We see much today about a school to prison pipeline, and rightly so, but there are others. What about a pipeline to abuse? What about a pipeline to alienation from schools and learning? What about a pipeline to civic powerlessness? To deep distrust of all systems and authority? And I must confront, reflect upon, the flaws and inequities in my own practice. As do most teachers, I suspect, I recall failures more vividly that successes. Nearly 50 years ago, I did a frail freshman a service in the moment; I did not affect the system, or that odious practice, for the long haul. Today I read a blog post about how to deal with a difficult principal. The author offers commendable, relational suggestions, progressing from communicative to defensive, while acknowledging that they may not work.

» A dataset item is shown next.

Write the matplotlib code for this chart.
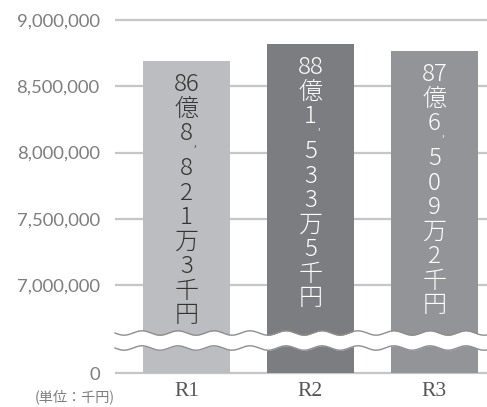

Nearly 50 years now, and still the final option is to leave. I understand, have been there, but it is not enough.

…that a discipline technique works is not a sufficient reason to use it. Richard L. Curwin ASCD 2/17/16

James S. Davis

6/27/2016

Addenda

August 25, 2016 – An Education Week supplement, “A Persistent Practice: Corporal Punishment in U.S. Schools,” examines in depth uses of paddling as a contemporary practice sanctioned in 21 states and used in 4000 schools.

November 22, 2016- Secretary of Education John B. King, Jr. sent a letter to governors and chief state school officers to end the practice of corporal punishment.

Jim Davis began teaching in southwest Missouri as an NCTE and affiliate member, attending his first annual convention in Milwaukee in 1968. Now in his 50th year in our profession, he teaches English education and directs the Iowa Writing Project at the University of Northern Iowa.